I am not advocating for some massive, state sponsored rewriting of economic relations or technocratically calculated wealth transfers. The former was empirically a disaster in the 20th century. The latter is purely an academic debate. Nor am I saying that we ought to guilt trip people into donating more to support developers working on free projects. That feels manipulative, although making any community more self-sustaining and caring is obviously good.

I don’t know how fruitful parroting one of coldest takes (capitalism made people richer) can be in light of the lived realities of billions of people, working poor, passionate developers, and everyone who isn’t a 21st century robber baron. We are capable of being kinder and more open-minded.

The truth that society is constantly being reorganized every day. Even the shift from feudalism to “capitalism” happened over hundreds of years. In 300 years, people will look back at our current society and give it a name and analysis, because by then we would be living under a different paradigm. However, until then, future is what we make of it. And we could be more empathetic, and more imaginative.

1 comments

> That’s a trivial statement.

Isn't it amazing that the wealth generated by capitalism is so enormous that people don't even notice it? Wow!

Capitalism doesn't generate wealth - it's a paradigm of wealth distribution. People generate wealth, and they do so regardless of which wealth distribution system is in power.

Also your comment is snarky and uninformative, contrary to the spirit of HN discussion.

Capitalism encourages generating wealth since people get to keep a slice of it, instead of being all looted by the state. The productivity gap is huge between the two systems.

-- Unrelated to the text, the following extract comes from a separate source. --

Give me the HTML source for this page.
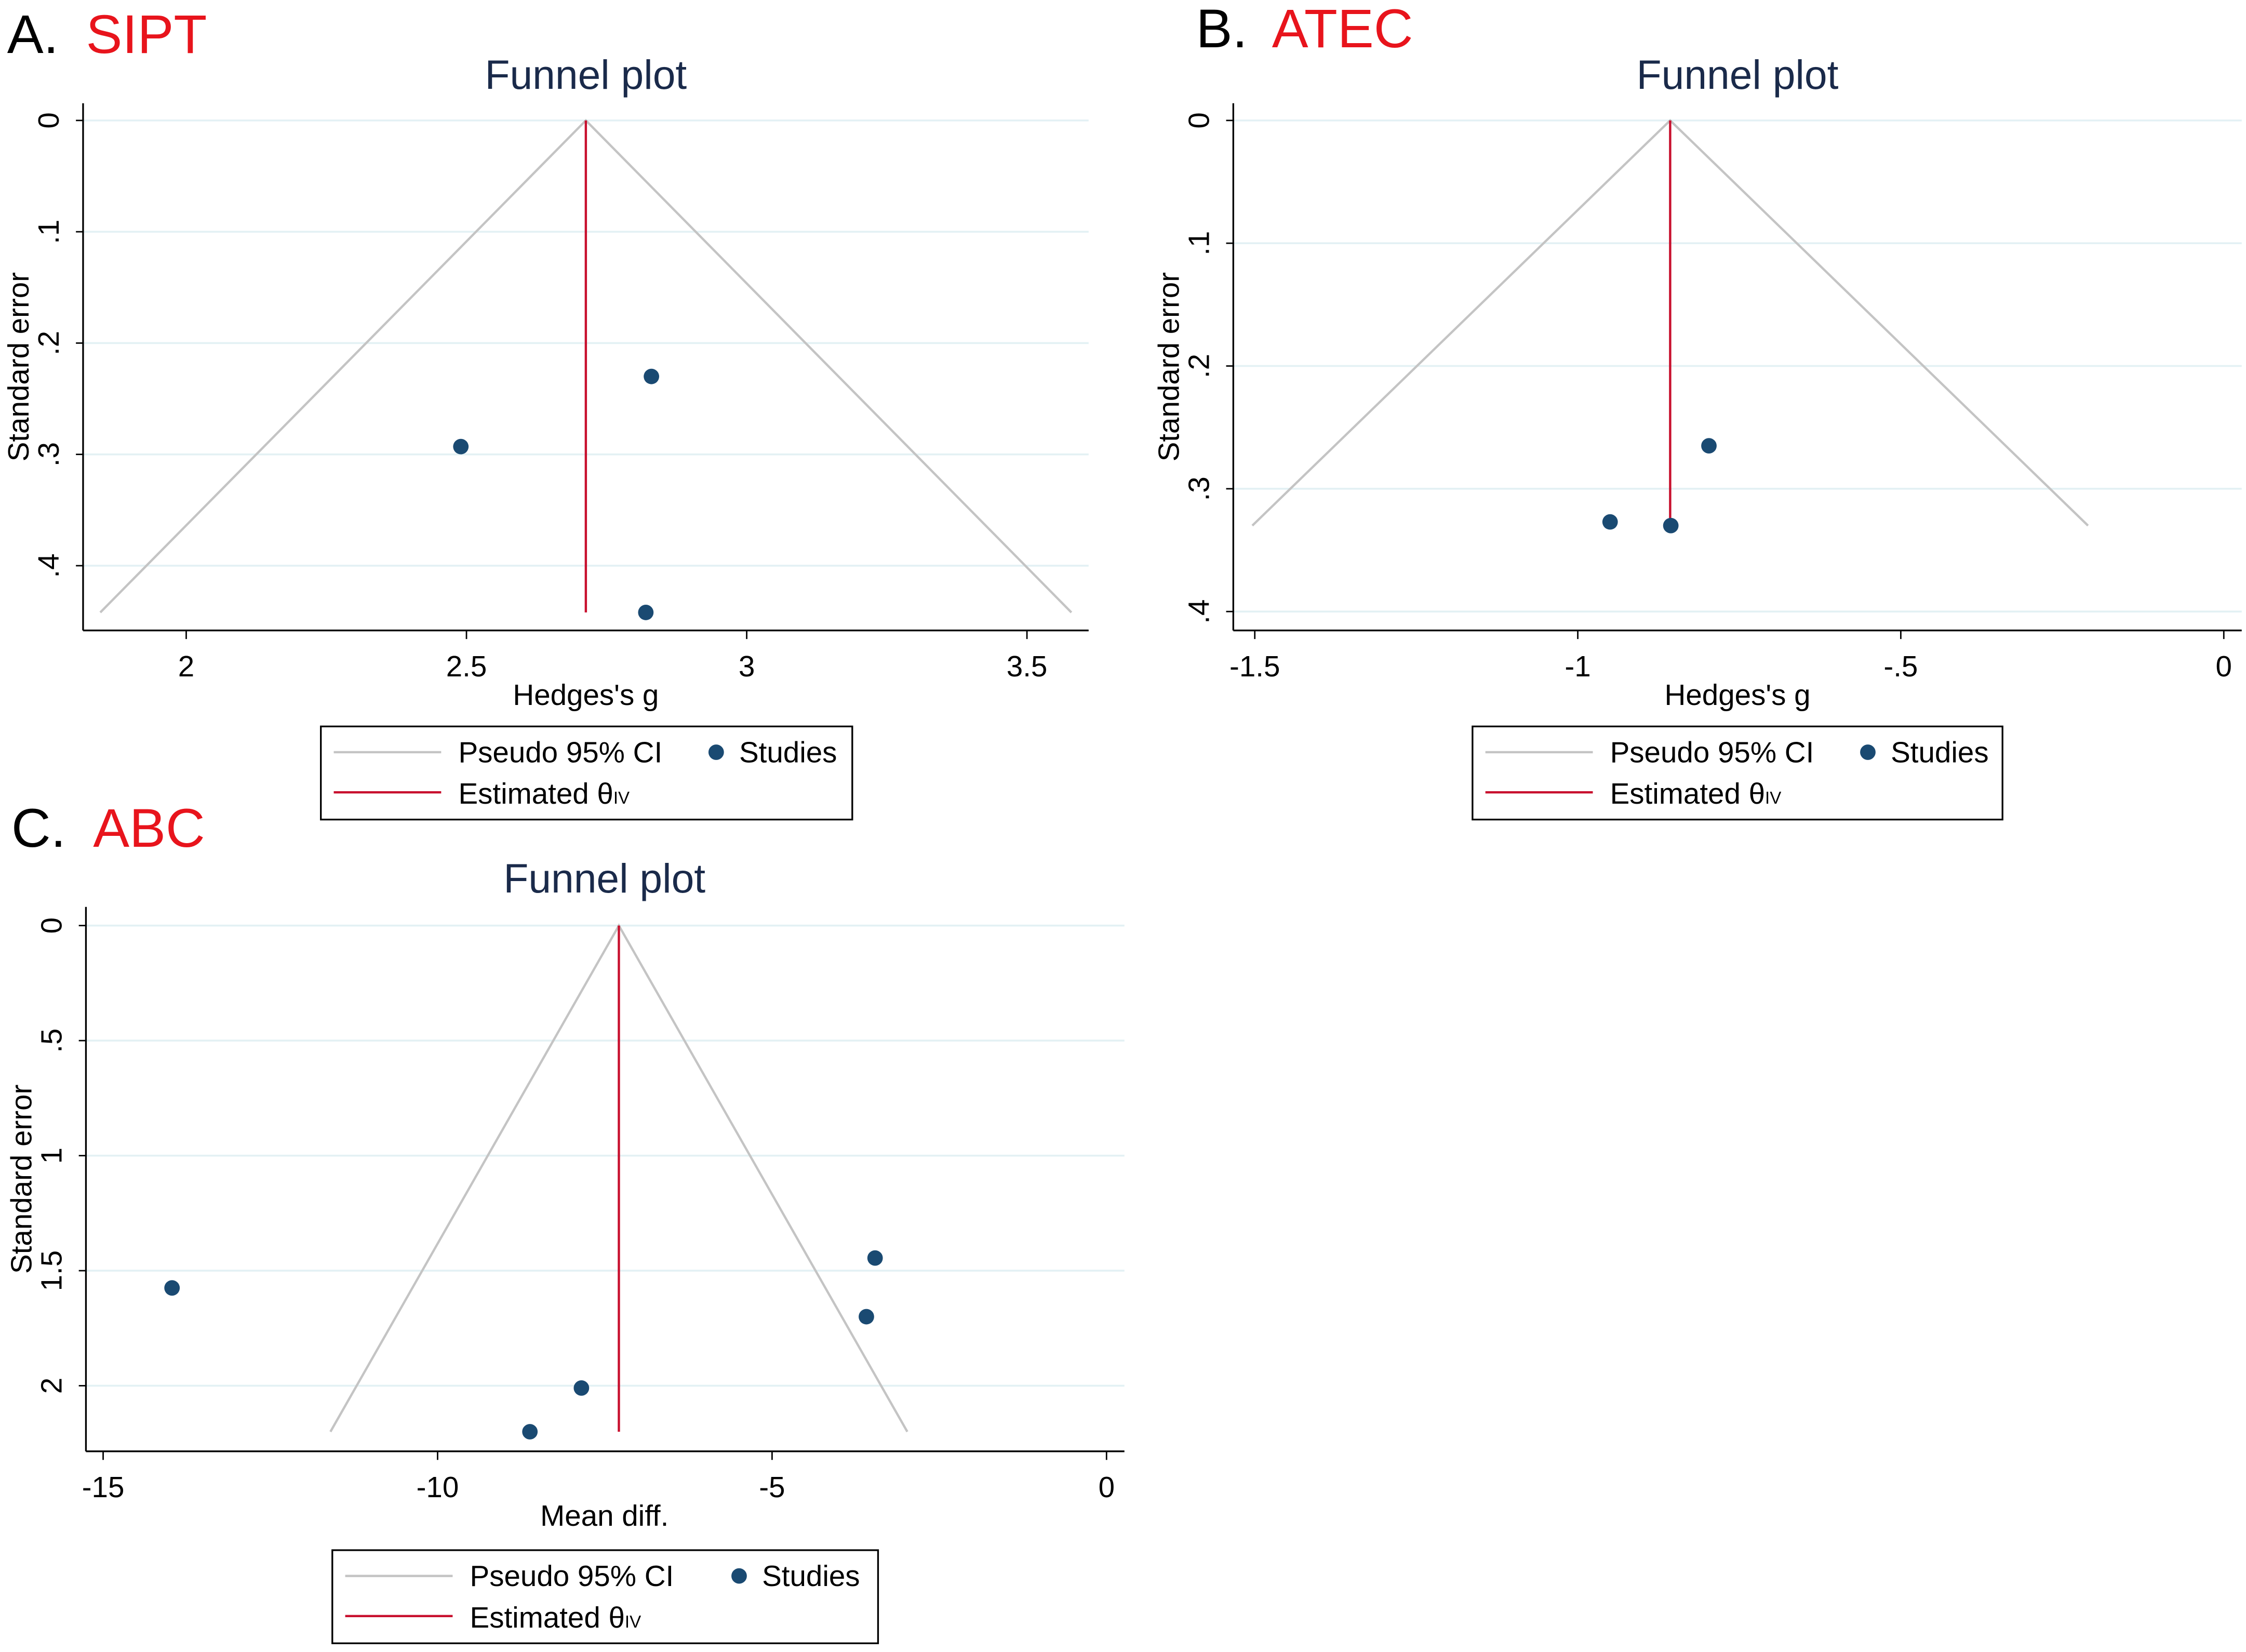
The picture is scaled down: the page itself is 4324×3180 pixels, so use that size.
<!DOCTYPE html>
<html><head><meta charset="utf-8"><style>
html,body{margin:0;padding:0;background:#fff;}
svg{display:block;}
text{font-family:"Liberation Sans",Arial,sans-serif;}
</style></head>
<body>
<svg id="fig" width="4324" height="3180" viewBox="0 0 1568 1153" xmlns="http://www.w3.org/2000/svg">
<rect x="0" y="0" width="1568" height="1153" fill="#fff"/>
</svg>
<script>
// Panel A (SIPT)
const aXTicks = [2, 2.5, 3, 3.5];
const aXTickLabels = ["2", "2.5", "3", "3.5"];
const aYTicks = [0, 0.1, 0.2, 0.3, 0.4];
const aYTickLabels = ["0", ".1", ".2", ".3", ".4"];
const aEffects = [2.83, 2.49, 2.82];
const aSE = [0.230, 0.293, 0.442];
const aTheta = 2.713;
const aMaxSE = 0.442;
// Panel B (ATEC)
const bXTicks = [-1.5, -1, -0.5, 0];
const bXTickLabels = ["-1.5", "-1", "-.5", "0"];
const bYTicks = [0, 0.1, 0.2, 0.3, 0.4];
const bYTickLabels = ["0", ".1", ".2", ".3", ".4"];
const bEffects = [-0.797, -0.950, -0.856];
const bSE = [0.265, 0.327, 0.330];
const bTheta = -0.857;
const bMaxSE = 0.330;
// Panel C (ABC)
const cXTicks = [-15, -10, -5, 0];
const cXTickLabels = ["-15", "-10", "-5", "0"];
const cYTicks = [0, 0.5, 1, 1.5, 2];
const cYTickLabels = ["0", ".5", "1", "1.5", "2"];
const cEffects = [-13.97, -3.46, -3.59, -7.85, -8.62];
const cSE = [1.575, 1.445, 1.70, 2.01, 2.20];
const cTheta = -7.29;
const cMaxSE = 2.20;

const NS = "http://www.w3.org/2000/svg";
const svg = document.getElementById('fig');
function mk(tag, attrs, parent, txt){
  const e = document.createElementNS(NS, tag);
  for (const k in attrs) e.setAttribute(k, attrs[k]);
  if (txt !== undefined) e.textContent = txt;
  (parent || svg).appendChild(e);
  return e;
}

function panel(cfg){
  const g = mk('g', {});
  
  
  const sx = v => cfg.x0px + (v - cfg.x0v) * cfg.xs;
  const sy = v => cfg.y0px + v * cfg.ys;
  const l1 = mk('text', {x: cfg.labX, y: cfg.labY, 'font-size': 38, fill: '#000'}, g, cfg.letter);
  
  
  const l2 = mk('text', {x: cfg.labX2, y: cfg.labY, 'font-size': 38, fill: '#e8141c'}, g, cfg.name);
  
  
  const t = mk('text', {x: cfg.titleX, y: cfg.titleY, 'font-size': 28.5, fill: '#1a2a4a', 'text-anchor': 'middle'}, g, 'Funnel plot');
  
  
  cfg.yTicks.forEach((v, i) => {
    const y = sy(v);
    const gl = mk('line', {x1: cfg.axL, x2: cfg.axR, y1: y, y2: y, stroke: '#e3f1f4', 'stroke-width': 1.3}, g);
    
    
    mk('line', {x1: cfg.axL - 5, x2: cfg.axL, y1: y, y2: y, stroke: '#000', 'stroke-width': 1}, g);
    const tl = mk('text', {x: 0, y: 0, 'font-size': 20.5, fill: '#000', 'text-anchor': 'middle',
      transform: `translate(${cfg.axL - 17},${y}) rotate(-90)`}, g, cfg.yLabels[i]);
    
    
  });
  cfg.xTicks.forEach((v, i) => {
    const x = sx(v);
    mk('line', {x1: x, x2: x, y1: cfg.axB, y2: cfg.axB + 6, stroke: '#000', 'stroke-width': 1}, g);
    const tl = mk('text', {x: x, y: cfg.axB + 32, 'font-size': 20.5, fill: '#000', 'text-anchor': 'middle'}, g, cfg.xLabels[i]);
    
    
  });
  const ya = mk('line', {x1: cfg.axL, x2: cfg.axL, y1: cfg.axT, y2: cfg.axB, stroke: '#000', 'stroke-width': 1.2}, g);
  
  
  const xa = mk('line', {x1: cfg.axL, x2: cfg.axR, y1: cfg.axB, y2: cfg.axB, stroke: '#000', 'stroke-width': 1.2}, g);
  
  
  const xt = mk('text', {x: cfg.titleX, y: cfg.axB + 52, 'font-size': 20.5, fill: '#000', 'text-anchor': 'middle'}, g, cfg.xTitle);
  
  
  const yt = mk('text', {x: 0, y: 0, 'font-size': 20.5, fill: '#000', 'text-anchor': 'middle',
    transform: `translate(${cfg.axL - 38},${cfg.yTitleY}) rotate(-90)`}, g, 'Standard error');
  
  
  const lo = cfg.theta - 1.96 * cfg.maxSE, hi = cfg.theta + 1.96 * cfg.maxSE;
  const f = mk('polyline', {points: `${sx(lo)},${sy(cfg.maxSE)} ${sx(cfg.theta)},${sy(0)} ${sx(hi)},${sy(cfg.maxSE)}`,
    fill: 'none', stroke: '#c4c4c4', 'stroke-width': 1.6}, g);
  
  
  const r = mk('line', {x1: sx(cfg.theta), x2: sx(cfg.theta), y1: sy(0), y2: sy(cfg.maxSE), stroke: '#c8102e', 'stroke-width': 1.6}, g);
  
  
  cfg.eff.forEach((v, i) => {
    const c = mk('circle', {cx: sx(v), cy: sy(cfg.se[i]), r: 5.4, fill: '#1a4a72'}, g);
    
    
  });
  const L = cfg.leg;
  const lg = mk('g', {}, g);
  
  
  mk('rect', {x: L.x, y: L.y, width: L.w, height: 65, fill: '#fff', stroke: '#000', 'stroke-width': 1.2}, lg);
  mk('line', {x1: L.x + 9, x2: L.x + 84, y1: L.y + 18, y2: L.y + 18, stroke: '#c4c4c4', 'stroke-width': 1.6}, lg);
  mk('text', {x: L.x + 96, y: L.y + 25, 'font-size': 20.5, fill: '#000'}, lg, 'Pseudo 95% CI');
  mk('circle', {cx: L.x + L.dot, cy: L.y + 18, r: 5.4, fill: '#1a4a72'}, lg);
  mk('text', {x: L.x + L.dot + 16, y: L.y + 25, 'font-size': 20.5, fill: '#000'}, lg, 'Studies');
  mk('line', {x1: L.x + 9, x2: L.x + 84, y1: L.y + 46, y2: L.y + 46, stroke: '#c8102e', 'stroke-width': 1.6}, lg);
  const et = mk('text', {x: L.x + 96, y: L.y + 54, 'font-size': 20.5, fill: '#000'}, lg, 'Estimated θ');
  mk('tspan', {'font-size': 12}, et, 'IV');
}

panel({id: 'sipt', letter: 'A.', name: 'SIPT', labX: 5, labX2: 60, labY: 37, titleX: 409, titleY: 62,
  x0v: 2, x0px: 130, xs: 391.3, y0px: 84, ys: 777,
  axL: 58, axR: 760, axT: 72, axB: 440, yTitleY: 256,
  xTicks: aXTicks, xLabels: aXTickLabels, yTicks: aYTicks, yLabels: aYTickLabels,
  eff: aEffects, se: aSE, theta: aTheta, maxSE: aMaxSE, xTitle: "Hedges's g",
  leg: {x: 224, y: 507, w: 371, dot: 276}});
panel({id: 'atec', letter: 'B.', name: 'ATEC', labX: 835, labX2: 888, labY: 33, titleX: 1213, titleY: 62,
  x0v: -1.5, x0px: 876, xs: 451, y0px: 84, ys: 857,
  axL: 861, axR: 1565, axT: 72, axB: 440, yTitleY: 256,
  xTicks: bXTicks, xLabels: bXTickLabels, yTicks: bYTicks, yLabels: bYTickLabels,
  eff: bEffects, se: bSE, theta: bTheta, maxSE: bMaxSE, xTitle: "Hedges's g",
  leg: {x: 1028, y: 507, w: 370, dot: 276}});
panel({id: 'abc', letter: 'C.', name: 'ABC', labX: 8, labX2: 65, labY: 591, titleX: 422, titleY: 623,
  x0v: -15, x0px: 72, xs: 46.7, y0px: 646, ys: 160.6,
  axL: 60, axR: 785, axT: 633, axB: 1013, yTitleY: 823,
  xTicks: cXTicks, xLabels: cXTickLabels, yTicks: cYTicks, yLabels: cYTickLabels,
  eff: cEffects, se: cSE, theta: cTheta, maxSE: cMaxSE, xTitle: "Mean diff.",
  leg: {x: 232, y: 1082, w: 381, dot: 284}});
</script>
</body></html>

This is why communist societies struggle to even provide the basic needs like food and clothes to their citizens while under capitalism citizens face a "tyranny of choice".

> Capitalism encourages generating wealth since people get to keep a slice of it, instead of being all looted by the state. The productivity gap is huge between the two systems.

1) In current capitalist system, almost all the "slices" are taken by owners and banks. Most workers only get crumbs of the wealth they create.

2) Communism and capitalism are not the only two ways of distributing wealth - there's a huge contiuum between them (like European socialism), and a huge number of paradigms outside of them.

> almost all the "slices" are taken by owners and banks

That's what provides the incentives to produce.

As for "almost all", if you've ever run a business (I have) everyone you deal with has their hand out for a piece. The owner gets what is left over.

> That's what provides the incentives to produce.

No, it's the threat of dying of hunger that provides the incentive to produce.

The fact that almost all slices are taken by owners and banks actually creates incentive to capture as much value as possible regardless of production of it.

> "slices" are taken by owners and banks

It is quite trivial to become owner today. All you have to do is buy a share (or even a fraction of it!), and you can do it from your very phone - the wonders of Capitalism.

> huge contiuum between them (like European socialism)

That explains quite well the why Europe is falling so far behind USA in the 21st century: in the communism - capitalism continuum EU slid a little too much to the left.

> huge number of paradigms outside of them

Please do present them because I keep hearing they exist but nobody is giving any working, real-world tested examples.

> Europe is falling so far behind USA

In which ways, exactly?

Healthcare in European countries is leagues above American healthcare for ordinary people, and so is social support system. In US, if you run out of money, you're simply left to starve or die of disease.

So communism, for example, generates the same wealth as a free market country, it just distributes it differently? History amply shows that to not be true.